Karena armadanya tinggal sedikit, ESTO kemudian hanya melayani rute Bringin, Suruh, Ambarawa dan Tuntang saja. Pada tahun 1938 ESTO ganti kepemilikan lagi dari Budi Dharma ke saudaranya yaitu Kwa Hong Biauw.
Dibawah kendali Hong Biauw, ESTO sedikit demi sedikit merangkak naik lagi. Hutang perusahaan mulai menyusut, membuat kondisi ESTO membaik hingga tahun 1940-an.
Tapi menjelang Jepang masuk ke Indonesia, sebagian armada ESTO diambil-alih Belanda untuk perang melawan Jepang.
Sebagai kompensasinya, ESTO diberi “Surat Sakti” oleh Belanda. Surat sakti itu intinya setelah perang berakhir, ESTO berhak membeli armada baru dengan harga murah. Tapi janji tinggal janji.
Fokus Ambarawa-Suruh
Pada 1990 ESTO sempat merajai jalur Suruh, Salatiga, Ambarawa karena tidak ada pesaing. Jalur Salatiga-Kedung Jati pun pernah dikuasai.
“Waktu krisis moneter 1997, perusahaan sebenarnya masih bagus karena setoran mencukupi. Kami pernah dijadikan contoh karena perusahaan memerhatikan karyawan,” kata Slamet, seorang mantan karyawan senior.
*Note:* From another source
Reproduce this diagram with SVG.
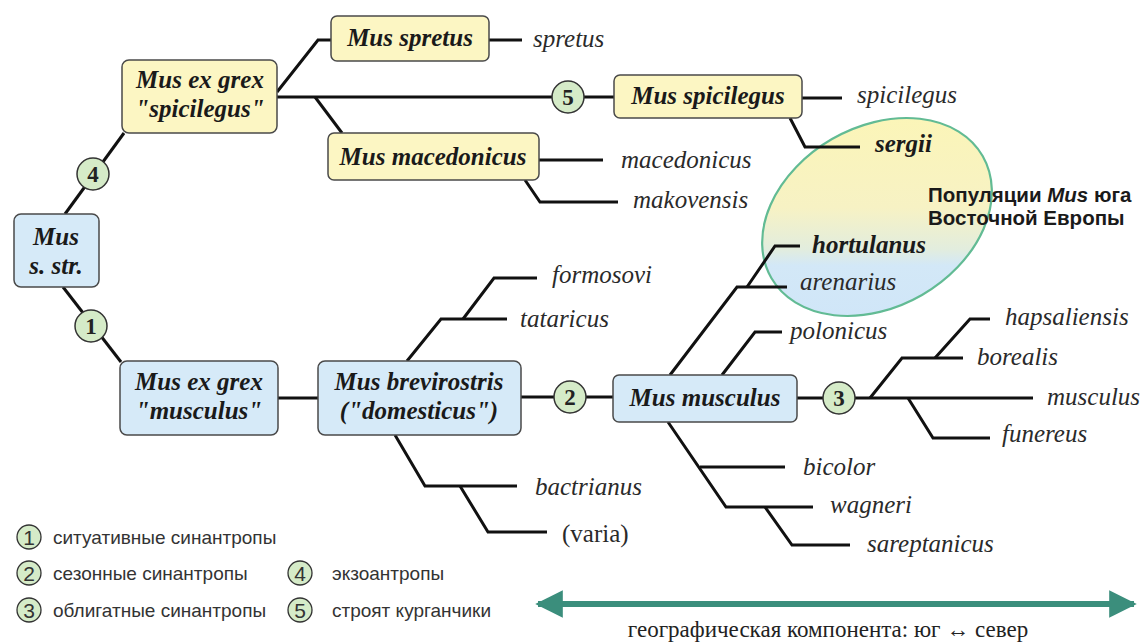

Selain mendapat komisi harian, jelasnya, karyawan juga mendapat gaji tetap plus Jamsostek. Awal tahun 90-an, ditengah gencarnya serangan armada baru Mercedes Benz OH 1113, bus tua ESTO berwarna hijau daun masih tetap melaju di jalan raya.
Tapi semakin hari, bis bis ESTO semakin dimakan usia. Lantainya pada karatan, asapnya hitam gara-gara sering telat ganti oli. Parahnya lagi kadang-kadang didalamnya ada tikus atau kecoaknya, karena sering dongkrok, rusak.
Sampai tahun 2001, ESTO masih memiliki dua armada bus yang bisa jalan. Bis-bis “enggrek-enggrek” ini hanya melayani rute Salatiga-Ambarawa saja. Pemiliknya kini sudah tidak mau mengembangkan perusahaan ini.
Semasa hidup, Sarwoto, seorang mantan sopir ESTO asal Kaliputih Ambarawa pernah bercerita, setoran harian ESTO jurusan Ambarawa-Salatiga itu hanya Rp 50.000 per hari. Tapi kalau bis rusak menjadi tanggung jawab sopir.
“Walau cuma setor Rp 50.000, tapi saya malah banyak nombok karena bisnya dikit-dikit rusak,” katanya.
Bila tidak ada yang menyelamatkan usaha yang sudah berusia satu abad ini, maka ESTO hanya akan tinggal kenangan.